佐々木譲:昭南島に蘭ありや 上・下

昭南島に蘭ありや〈上〉 (中公文庫)

昭南島に蘭ありや〈上〉 (中公文庫)

昭南島に蘭ありや〈下〉 (中公文庫)

昭南島に蘭ありや〈下〉 (中公文庫)

イギリス植民地下のシンガポールで貿易を営む日本人一家のなかで、家族同然に育てられた台湾出身の青年梁光前は、一家の娘である摩耶に淡い憧れを抱きはじめる。そんななか、日本軍の英米への宣戦布告と南進によって一家は収容所にばらばらになり、収容をまぬがれた光前は、その後の日本のシンガポール占領から撤退後の混乱にかけて、自分の出自と戦争のもたらす奔流に、勢いよく翻弄されてゆくことになる。

強烈でした。このように太平洋戦争での日本の侵略行為を描いた物語を読んだのは、おそらく初めてのことです。主人公が日本の植民地支配下にある台湾出身の華僑という設定に、この語りの力強さが生み出されるおおきな契機があるのだとは思いますが、これはまさに、小森陽一先生曰くの「境界線上の文学」以外のなにものでもありません。
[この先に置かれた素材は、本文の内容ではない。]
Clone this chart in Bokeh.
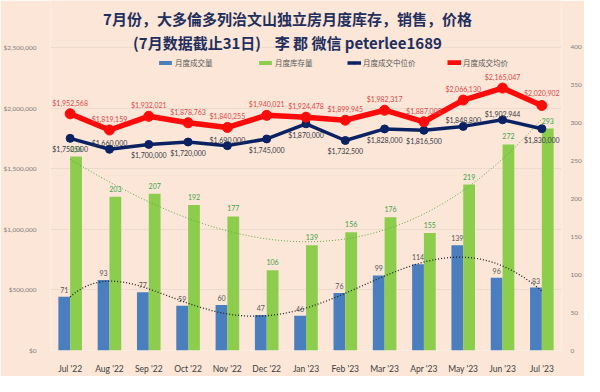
import numpy as np
from bokeh.plotting import figure
from bokeh.models import (ColumnDataSource, Range1d, LinearAxis, FixedTicker,
                          NumeralTickFormatter, Label, LabelSet, Legend, LegendItem)
from bokeh.transform import dodge
from bokeh.core.properties import value
from bokeh.embed import file_html
from bokeh.resources import INLINE

# ---------------- data ----------------
months = ["Jul '22", "Aug '22", "Sep '22", "Oct '22", "Nov '22", "Dec '22", "Jan '23",
          "Feb '23", "Mar '23", "Apr '23", "May '23", "Jun '23", "Jul '23"]
sales = [71, 93, 77, 59, 60, 47, 46, 76, 99, 114, 139, 96, 83]
inventory = [256, 203, 207, 192, 177, 106, 139, 156, 176, 155, 219, 272, 293]
median_price = [1750000, 1660000, 1700000, 1720000, 1690000, 1745000, 1870000,
                1732500, 1828000, 1816500, 1848800, 1902944, 1830000]
avg_price = [1952568, 1819159, 1932021, 1878763, 1840255, 1940021, 1924478,
             1899945, 1982317, 1887002, 2066130, 2165047, 2020902]
left_ticks = [0, 500000, 1000000, 1500000, 2000000, 2500000]
right_ticks = [0, 50, 100, 150, 200, 250, 300, 350, 400]

title1 = "7月份，大多倫多列治文山独立房月度库存，销售，价格"
title2 = "(7月数据截止31日)\u00a0\u00a0\u00a0 李\u00a0郡\u00a0微信\u00a0peterlee1689"
legend_labels = ["月度成交量", "月度库存量", "月度成交中位价", "月度成交均价"]

# label placement (style only)
median_place = ["below", "above", "below", "below", "above", "below", "below",
                "below", "below", "below", "above", "above", "below"]
avg_place = ["above"] * 12 + ["high"]

# ---------------- styles ----------------
BG = "#FBE6D7"
BLUE = "#4A7EBE"
GREEN = "#8DCD4E"
NAVY = "#0A2263"
RED = "#FF0A0A"
FONT = "Lato"
CJK = "Noto Sans CJK SC"

W, H = 584, 376
BORDER_B = 22
FRAME_H = H - BORDER_B
PLOT_H = 306.5  # pixel height of 0..top-tick
left_top = left_ticks[-1] * FRAME_H / PLOT_H
right_top = right_ticks[-1] * FRAME_H / PLOT_H

p = figure(width=W, height=H, x_range=months, y_range=Range1d(0, left_top),
           output_backend="svg", toolbar_location=None, title=None,
           min_border_left=48, min_border_right=16, min_border_top=0,
           min_border_bottom=BORDER_B, background_fill_color=BG,
           border_fill_color=BG, outline_line_color=None)
p.x_range.range_padding = 0
p.extra_y_ranges = {"right": Range1d(0, right_top)}

# axes
p.yaxis.ticker = FixedTicker(ticks=left_ticks)
p.yaxis.formatter = NumeralTickFormatter(format="$0,0")
ax_r = LinearAxis(y_range_name="right", ticker=FixedTicker(ticks=right_ticks))
p.add_layout(ax_r, "right")
for ax in [p.yaxis[0], ax_r, p.xaxis[0]]:
    ax.axis_line_color = None
    ax.major_tick_line_color = None
    ax.minor_tick_line_color = None
for ax in [p.yaxis[0], ax_r]:
    ax.major_label_text_font = FONT
    ax.major_label_text_font_size = "6.5px"
    ax.major_label_text_color = "#808080"
p.yaxis[0].major_label_standoff = 8
ax_r.major_label_standoff = 3
p.xaxis.major_label_text_font = FONT
p.xaxis.major_label_text_font_size = "8.5px"
p.xaxis.major_label_text_color = "#404040"
p.xaxis.major_label_standoff = 7
p.xgrid.grid_line_color = None
p.ygrid.grid_line_color = "#EAD8CB"
p.ygrid.grid_line_width = 0.8

src = ColumnDataSource(dict(
    m=months, sales=sales, inv=inventory, med=median_price, avg=avg_price,
    sales_t=[str(v) for v in sales], inv_t=[str(v) for v in inventory],
    med_t=["${:,}".format(v) for v in median_price],
    avg_t=["${:,}".format(v) for v in avg_price],
    med_dy=[-11 if pl == "below" else 6 for pl in median_place],
    avg_dy=[13 if pl == "high" else 11 for pl in avg_place],
))

# bars
b_sales = p.vbar(x=dodge("m", -0.15, range=p.x_range), top="sales", width=0.3,
                 source=src, y_range_name="right", fill_color=BLUE, line_color=None)
b_inv = p.vbar(x=dodge("m", 0.15, range=p.x_range), top="inv", width=0.3,
               source=src, y_range_name="right", fill_color=GREEN, line_color=None)

p.text(x=dodge("m", -0.15, range=p.x_range), y="sales", text="sales_t", source=src,
       y_range_name="right", y_offset=-7, text_align="center", text_baseline="middle",
       text_font=value(FONT), text_font_size="7px", text_color="#595959")
p.text(x=dodge("m", 0.15, range=p.x_range), y="inv", text="inv_t", source=src,
       y_range_name="right", y_offset=-8, text_align="center", text_baseline="middle",
       text_font=value(FONT), text_font_size="7px", text_color="#3FA34D")

# polynomial trendlines (derived from data)
xi = np.arange(len(months))
xs = np.linspace(0, len(months) - 1, 200)
inv_fit = np.polyval(np.polyfit(xi, inventory, 3), xs)
sales_fit = np.polyval(np.polyfit(xi, sales, 5), xs)
p.line(xs + 0.5, inv_fit, y_range_name="right", line_color="#5AA845",
       line_width=1, line_dash="1 2")
p.line(xs + 0.5, sales_fit, y_range_name="right", line_color="#202020",
       line_width=1.3, line_dash="1 2")

# price lines
l_med = p.line("m", "med", source=src, line_color=NAVY, line_width=3.5, line_join="round")
s_med = p.scatter("m", "med", source=src, size=8, fill_color=NAVY, line_color=NAVY)
l_avg = p.line("m", "avg", source=src, line_color=RED, line_width=5.5, line_join="round")
s_avg = p.scatter("m", "avg", source=src, size=10, fill_color=RED, line_color=RED)

p.add_layout(LabelSet(x="m", y="med", text="med_t", source=src,
                      y_offset="med_dy", text_align="center", text_baseline="middle",
                      text_font=value(FONT), text_font_size="7px",
                      text_color="#3A3A48"))
p.add_layout(LabelSet(x="m", y="avg", text="avg_t", source=src,
                      y_offset="avg_dy", text_align="center", text_baseline="middle",
                      text_font=value(FONT), text_font_size="7px",
                      text_color="#E0474C"))

# legends
leg_specs = [(legend_labels[0], [b_sales], 107, 16),
             (legend_labels[1], [b_inv], 207, 16),
             (legend_labels[2], [l_med, s_med], 297, 14),
             (legend_labels[3], [l_avg, s_avg], 397, 14)]
for lab, rends, xpos, gw in leg_specs:
    lg = Legend(items=[LegendItem(label=lab, renderers=rends)], location=(xpos, 282),
                orientation="horizontal", padding=0, margin=0, spacing=0,
                glyph_width=gw, glyph_height=5, label_standoff=2, label_height=8,
                label_text_font=CJK, label_text_font_size="7.5px",
                label_text_color="#595959", background_fill_alpha=0,
                border_line_alpha=0)
    p.add_layout(lg)

# title
for txt, yy in [(title1, FRAME_H - 22), (title2, FRAME_H - 46)]:
    p.add_layout(Label(x=237, y=yy, x_units="screen", y_units="screen", text=txt,
                       text_align="center", text_baseline="middle", text_font=CJK,
                       text_font_size="15px", text_font_style="bold",
                       text_color="#1F2F5E"))

open("out.html", "w").write(file_html(p, INLINE))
前述のごとく、主人公は台湾出身の華僑で、イギリス植民地化のシンガポールで日本人の家族と暮らし働くという、故郷を喪失した状況におかれています。この状況は、まさに国民国家の成立と戦争という、近代の大きな暴力的制度の産物と言えますが、これが太平洋戦争の勃発によって、さらにその悲劇的な色合いを強めてゆくことになります。


英米への宣戦布告によって日本人が敵性市民となり収容されるなか、主人公はどっちつかづの立場で街をさまよい、そして恩のある家族のために奔走します。しかしそれが仇となり、知らぬ間にスパイ行為に荷担し警察から追われる身となった彼は、華僑義勇兵としてイギリス軍の一部となり、日本軍のシンガポール侵略に命がけで抵抗する羽目に陥ります。その後も、日本軍がシンガポールを侵略した後の華僑の虐殺を見せつけられたり、命がけで闘った仲間に裏切り者と見なされたり、主人公はどこにいてもいつの時も、自分が属する世界をみつけることができず、物語はある種破滅的な展開を見せてゆくことになります。


そこに一片の救いの糸として現れるのが、中国人娼婦の麗娜です。彼女もまた、極めて社会から疎外された存在として描かれるのですが、日本人の娘に思いを捨てぬ光前を、多大な嫉妬は見せつつもなぜか支援し続けます。物語としては、これでもかという日本軍の軍規の乱れや、イギリス人のアジア人に対する蔑視、そして日本の援助を受けたチャンドラ・ボースのインド独立への闘いなど、すべてに近代国民国家成立がもたらした暴力と混乱が横溢するのですが、そこに唯一、救いをもたらすのが彼女であり、彼女の観音信仰なのです。


しかし、シンガポールの日本統治下の状況など、まったく知識のないことがらで、読んでいてなんだか恥ずかしい思いにとらわれる一冊でした。これがどれだけ「正しい」記述なのか、読んでいるだけではまったく判断できませんが、少なくともなにか「正しい」ことが存在する、ということをけっして主張せず、むしろその可能性を否定し続ける作者の姿勢には、外部から規定されるのではない主体のありかたと、また様々な主体の多様なあり方の必要性を、強く感じさせられました。また本書を読まなければ、けっしてマレー戦の概略なんて、知識として知ることも無かったこともまちがいありません。歴史が「語られる」ものなのであれば、むしろ「語られた」歴史から世界を見ることも、また一つの方法なのではないかと思わされる物語でした。